TASK DESCRIPTION>
Return the material word for word. Do not include the pictures.

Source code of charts

%%

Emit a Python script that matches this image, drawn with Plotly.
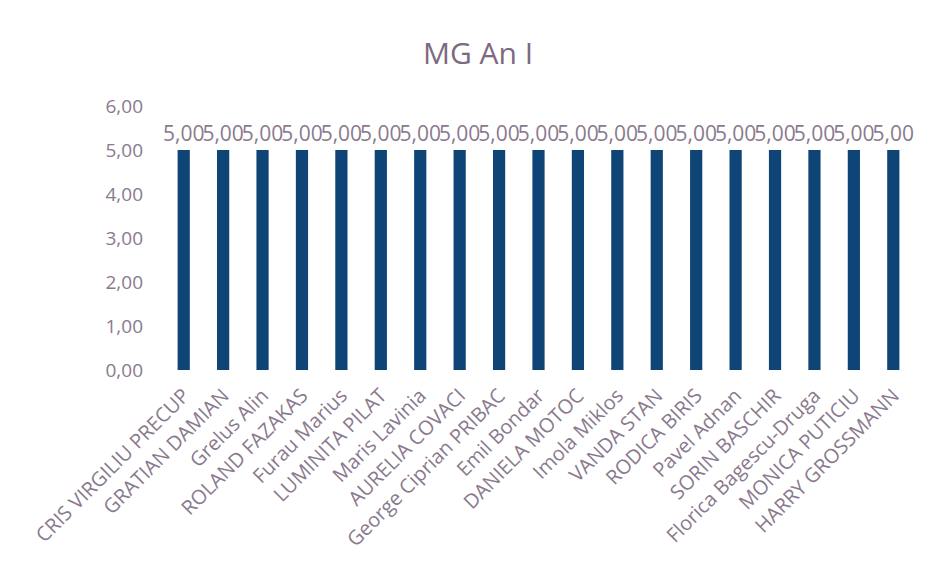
import plotly.graph_objects as go

names = ["CRIS VIRGILIU PRECUP", "GRATIAN DAMIAN", "Grelus Alin", "ROLAND FAZAKAS",
         "Furau Marius", "LUMINITA PILAT", "Maris Lavinia", "AURELIA COVACI",
         "George Ciprian PRIBAC", "Emil Bondar", "DANIELA MOTOC", "Imola Miklos",
         "VANDA STAN", "RODICA BIRIS", "Pavel Adnan", "SORIN BASCHIR",
         "Florica Bagescu-Druga", "MONICA PUTICIU", "HARRY GROSSMANN"]
values = [5.00] * 19
title = "MG An I"
ytick_vals = [0, 1, 2, 3, 4, 5, 6]

txt_color = "#8a7a8e"
font_family = "Open Sans, Noto Sans, sans-serif"

fig = go.Figure(go.Bar(
    x=names, y=values,
    marker=dict(color="#0f4576", line=dict(width=0)),
    texttemplate="%{y:.2f}", textposition="outside",
    textfont=dict(color=txt_color, size=21, family=font_family),
    constraintext="none", cliponaxis=False,
))
fig.update_layout(
    width=926, height=556,
    separators=",.",
    paper_bgcolor="white", plot_bgcolor="white",
    margin=dict(l=156, r=21, t=98, b=194),
    title=dict(text=title, x=0.5076, xanchor="center", y=0.919, yanchor="middle",
               font=dict(size=30, color="#7c6a7f", family=font_family)),
    bargap=0.69,
    showlegend=False,
    xaxis=dict(tickangle=-45, showgrid=False, showline=False, ticks="",
               ticklabelstandoff=9,
               tickfont=dict(size=20, color=txt_color, family=font_family)),
    yaxis=dict(range=[0, 6], tickvals=ytick_vals, tickformat=".2f",
               showgrid=False, zeroline=False, showline=False, ticks="",
               ticklabelstandoff=20,
               tickfont=dict(size=19, color=txt_color, family=font_family)),
)
fig.write_html("out.html")
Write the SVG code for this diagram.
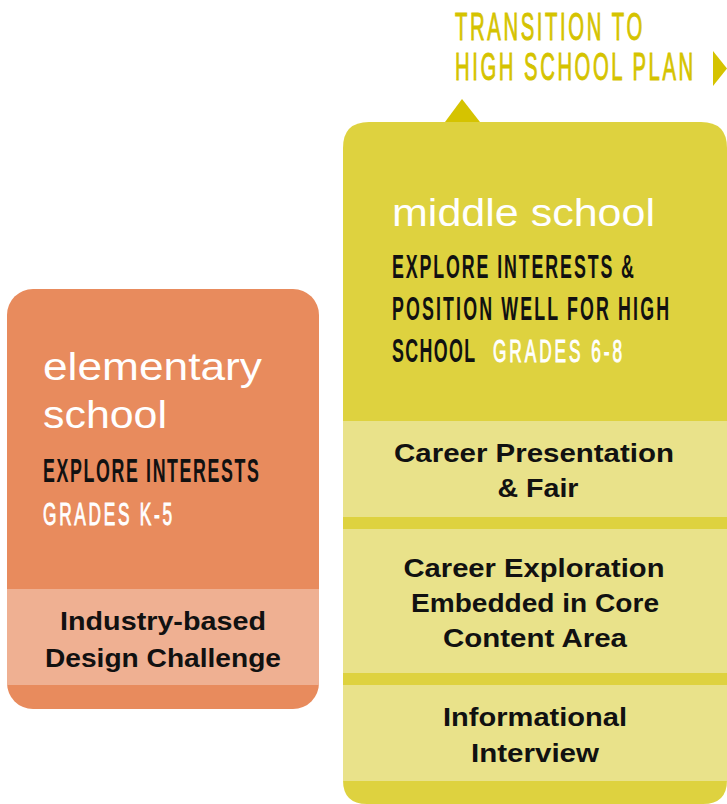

%%

ANSWER TO THIS PROBLEM>
Emit a Python script that matches this image, drawn with Plotly.
import plotly.graph_objects as go

names = ["CRIS VIRGILIU PRECUP", "GRATIAN DAMIAN", "Grelus Alin", "ROLAND FAZAKAS",
         "Furau Marius", "LUMINITA PILAT", "Maris Lavinia", "AURELIA COVACI",
         "George Ciprian PRIBAC", "Emil Bondar", "DANIELA MOTOC", "Imola Miklos",
         "VANDA STAN", "RODICA BIRIS", "Pavel Adnan", "SORIN BASCHIR",
         "Florica Bagescu-Druga", "MONICA PUTICIU", "HARRY GROSSMANN"]
values = [5.00] * 19
title = "MG An I"
ytick_vals = [0, 1, 2, 3, 4, 5, 6]

txt_color = "#8a7a8e"
font_family = "Open Sans, Noto Sans, sans-serif"

fig = go.Figure(go.Bar(
    x=names, y=values,
    marker=dict(color="#0f4576", line=dict(width=0)),
    texttemplate="%{y:.2f}", textposition="outside",
    textfont=dict(color=txt_color, size=21, family=font_family),
    constraintext="none", cliponaxis=False,
))
fig.update_layout(
    width=926, height=556,
    separators=",.",
    paper_bgcolor="white", plot_bgcolor="white",
    margin=dict(l=156, r=21, t=98, b=194),
    title=dict(text=title, x=0.5076, xanchor="center", y=0.919, yanchor="middle",
               font=dict(size=30, color="#7c6a7f", family=font_family)),
    bargap=0.69,
    showlegend=False,
    xaxis=dict(tickangle=-45, showgrid=False, showline=False, ticks="",
               ticklabelstandoff=9,
               tickfont=dict(size=20, color=txt_color, family=font_family)),
    yaxis=dict(range=[0, 6], tickvals=ytick_vals, tickformat=".2f",
               showgrid=False, zeroline=False, showline=False, ticks="",
               ticklabelstandoff=20,
               tickfont=dict(size=19, color=txt_color, family=font_family)),
)
fig.write_html("out.html")
Write the SVG code for this diagram.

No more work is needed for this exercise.